Instructions for the task - Give a verbatim copy of the lines below, minus the pictures.

Source data -
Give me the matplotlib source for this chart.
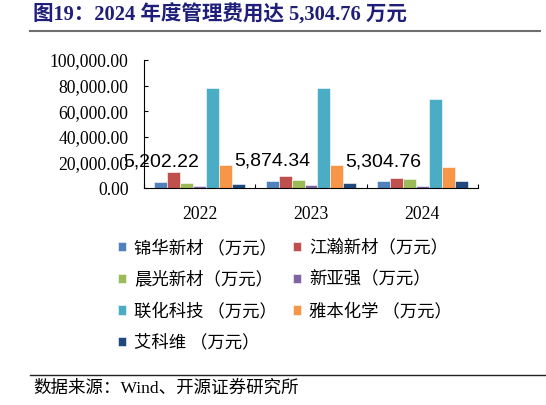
import numpy as np
import matplotlib
matplotlib.use("Agg")
import matplotlib.pyplot as plt
from matplotlib.lines import Line2D

# Data (unit: 万元)
years = ["2022", "2023", "2024"]
companies = ["锦华新材 （万元）", "江瀚新材（万元）", "晨光新材（万元）", "新亚强（万元）",
             "联化科技 （万元）", "雅本化学 （万元）", "艾科维 （万元）"]
jinhua = [5202.22, 5874.34, 5304.76]
jianghan = [12700, 9400, 8300]
chenguang = [3900, 6500, 7300]
xinyaqiang = [2000, 2300, 2000]
lianhua = [78500, 78000, 69700]
yaben = [18200, 17900, 16600]
aikewei = [3400, 4100, 5900]

series = [jinhua, jianghan, chenguang, xinyaqiang, lianhua, yaben, aikewei]
colors = ["#4F81BD", "#C0504D", "#9BBB59", "#8064A2", "#4BACC6", "#F79646", "#1F497D"]

serif = ["Liberation Serif", "Noto Sans CJK SC"]
cjk = ["Noto Sans CJK SC", "DejaVu Sans"]

fig = plt.figure(figsize=(5.46, 4.05), dpi=100)
ax = fig.add_axes([144 / 546, 1 - 188.3 / 405, 334 / 546, 128.3 / 405])

x = np.arange(len(years))
w = 0.116
handles = []
for i, (vals, c) in enumerate(zip(series, colors)):
    b = ax.bar(x + (i - 3) * w, vals, width=w, color=c, edgecolor="white", linewidth=0.4)
    handles.append(b)

# labels on 锦华新材 bars
for xi, v in zip(x, jinhua):
    ax.annotate(f"{v:,.2f}", (xi - 3 * w, v), xytext=(0, 14), textcoords="offset points",
                ha="center", va="center", fontsize=14, family="Liberation Sans")

ax.set_xlim(-0.5, 2.5)
ax.set_ylim(0, 100000)
ax.set_yticks(np.arange(0, 100001, 20000))
ax.set_yticklabels([f"{t:,.2f}" for t in np.arange(0, 100001, 20000)], family=serif, fontsize=12.7)
ax.set_xticks([-0.5, 0.5, 1.5, 2.5])
ax.set_xticklabels([])
ax.set_xticks(x, minor=True)
ax.set_xticklabels(years, minor=True, family=serif, fontsize=12.7)
ax.tick_params(axis="y", direction="in", length=3, width=0.8, pad=11)
ax.tick_params(axis="x", which="major", direction="in", length=3, width=0.8)
ax.tick_params(axis="x", which="minor", length=0, pad=13)
for s in ["top", "right"]:
    ax.spines[s].set_visible(False)
for s in ["left", "bottom"]:
    ax.spines[s].set_linewidth(0.8)

# legend, row-major order in two columns
order = [0, 2, 4, 6, 1, 3, 5]
fig.legend([handles[i] for i in order], [companies[i] for i in order], ncol=2,
           loc="upper left", bbox_to_anchor=(118 / 546, 1 - 239 / 405),
           frameon=False, prop={"family": cjk, "size": 12.5},
           handlelength=0.45, handleheight=0.45, handletextpad=0.5,
           labelspacing=0.78, columnspacing=0.9, borderpad=0, borderaxespad=0)

# title, source and rules
fig.text(33 / 546, 1 - 15 / 405, "图19：2024 年度管理费用达 5,304.76 万元", family=serif,
         fontsize=14.8, fontweight="bold", color="#1F1F7A", va="center", ha="left")
fig.add_artist(Line2D([30 / 546, 540 / 546], [1 - 31 / 405] * 2, color="#6E6E6E", linewidth=1.5))
fig.add_artist(Line2D([30 / 546, 1.0], [1 - 375 / 405] * 2, color="#222222", linewidth=1.0))
fig.text(33 / 546, 1 - 389 / 405, "数据来源：Wind、开源证券研究所", family=serif,
         fontsize=12.6, va="center", ha="left")

fig.savefig("out.png", dpi=100)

The solution -
Give me the matplotlib source for this chart.
import numpy as np
import matplotlib
matplotlib.use("Agg")
import matplotlib.pyplot as plt
from matplotlib.lines import Line2D

# Data (unit: 万元)
years = ["2022", "2023", "2024"]
companies = ["锦华新材 （万元）", "江瀚新材（万元）", "晨光新材（万元）", "新亚强（万元）",
             "联化科技 （万元）", "雅本化学 （万元）", "艾科维 （万元）"]
jinhua = [5202.22, 5874.34, 5304.76]
jianghan = [12700, 9400, 8300]
chenguang = [3900, 6500, 7300]
xinyaqiang = [2000, 2300, 2000]
lianhua = [78500, 78000, 69700]
yaben = [18200, 17900, 16600]
aikewei = [3400, 4100, 5900]

series = [jinhua, jianghan, chenguang, xinyaqiang, lianhua, yaben, aikewei]
colors = ["#4F81BD", "#C0504D", "#9BBB59", "#8064A2", "#4BACC6", "#F79646", "#1F497D"]

serif = ["Liberation Serif", "Noto Sans CJK SC"]
cjk = ["Noto Sans CJK SC", "DejaVu Sans"]

fig = plt.figure(figsize=(5.46, 4.05), dpi=100)
ax = fig.add_axes([144 / 546, 1 - 188.3 / 405, 334 / 546, 128.3 / 405])

x = np.arange(len(years))
w = 0.116
handles = []
for i, (vals, c) in enumerate(zip(series, colors)):
    b = ax.bar(x + (i - 3) * w, vals, width=w, color=c, edgecolor="white", linewidth=0.4)
    handles.append(b)

# labels on 锦华新材 bars
for xi, v in zip(x, jinhua):
    ax.annotate(f"{v:,.2f}", (xi - 3 * w, v), xytext=(0, 14), textcoords="offset points",
                ha="center", va="center", fontsize=14, family="Liberation Sans")

ax.set_xlim(-0.5, 2.5)
ax.set_ylim(0, 100000)
ax.set_yticks(np.arange(0, 100001, 20000))
ax.set_yticklabels([f"{t:,.2f}" for t in np.arange(0, 100001, 20000)], family=serif, fontsize=12.7)
ax.set_xticks([-0.5, 0.5, 1.5, 2.5])
ax.set_xticklabels([])
ax.set_xticks(x, minor=True)
ax.set_xticklabels(years, minor=True, family=serif, fontsize=12.7)
ax.tick_params(axis="y", direction="in", length=3, width=0.8, pad=11)
ax.tick_params(axis="x", which="major", direction="in", length=3, width=0.8)
ax.tick_params(axis="x", which="minor", length=0, pad=13)
for s in ["top", "right"]:
    ax.spines[s].set_visible(False)
for s in ["left", "bottom"]:
    ax.spines[s].set_linewidth(0.8)

# legend, row-major order in two columns
order = [0, 2, 4, 6, 1, 3, 5]
fig.legend([handles[i] for i in order], [companies[i] for i in order], ncol=2,
           loc="upper left", bbox_to_anchor=(118 / 546, 1 - 239 / 405),
           frameon=False, prop={"family": cjk, "size": 12.5},
           handlelength=0.45, handleheight=0.45, handletextpad=0.5,
           labelspacing=0.78, columnspacing=0.9, borderpad=0, borderaxespad=0)

# title, source and rules
fig.text(33 / 546, 1 - 15 / 405, "图19：2024 年度管理费用达 5,304.76 万元", family=serif,
         fontsize=14.8, fontweight="bold", color="#1F1F7A", va="center", ha="left")
fig.add_artist(Line2D([30 / 546, 540 / 546], [1 - 31 / 405] * 2, color="#6E6E6E", linewidth=1.5))
fig.add_artist(Line2D([30 / 546, 1.0], [1 - 375 / 405] * 2, color="#222222", linewidth=1.0))
fig.text(33 / 546, 1 - 389 / 405, "数据来源：Wind、开源证券研究所", family=serif,
         fontsize=12.6, va="center", ha="left")

fig.savefig("out.png", dpi=100)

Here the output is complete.